Settling velocities of suspended cohesive sediment in estuaries vary over a range of several orders in magnitude. Variations in the suspended sediment concentration are often considered as the principal cause. Turbulence and the suspended sediment concentration, as well as other factors such as salinity, dissolved organic substances, flocculation ability, and the rate of floc growth affect setting velocities. A laterally−averaged finite difference model for hydrodynamics and cohesive sediment transport is developed and applied in the Tanshui River estuary, Taiwan. The model has been calibrated and verified with water surface elevation, longitudinal velocity, salinity, and cohesive sediment measured. The overall performance of the model is in qualitative agreement with the available data.
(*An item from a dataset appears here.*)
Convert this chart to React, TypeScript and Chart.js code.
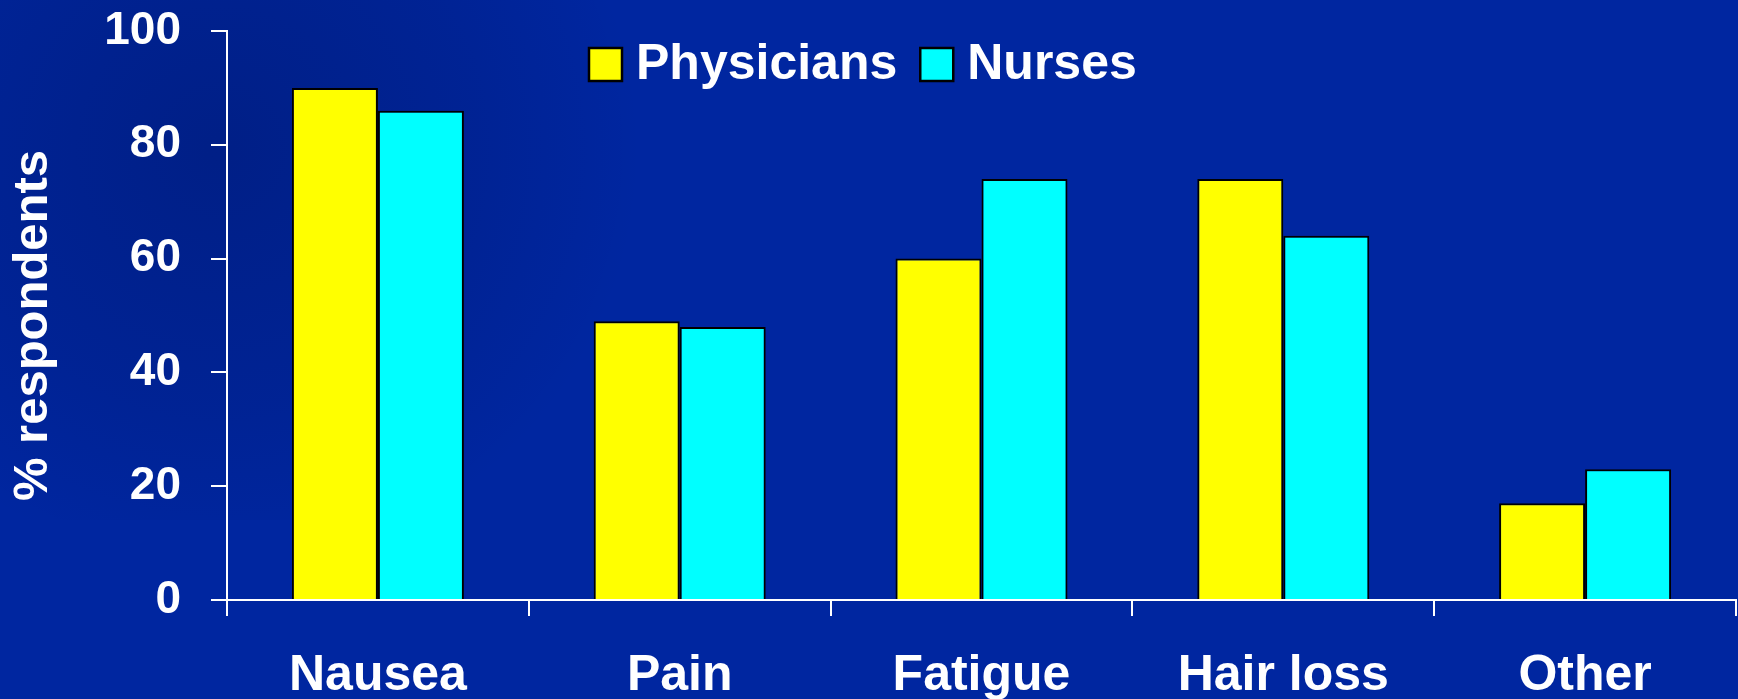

The model is used to investigate the influence of settling velocity on cohesive sediment transport dynamics. The simulation indicates that the turbidity maximum zone is near Kuan−Du. When settling velocities increase the surface cohesive sediment concentration at Kuan−Du station trends to decrease and bottom cohesive sediment concentration increases. Both surface and bottom cohesive sediment concentrations decrease at Taipei Bridge and Pa−Ling Bridge. This implies that suspended sediment advected seaward and deposited. There is consequently a net seaward flux of suspended sediment near surface, and a net landward flux near the bed.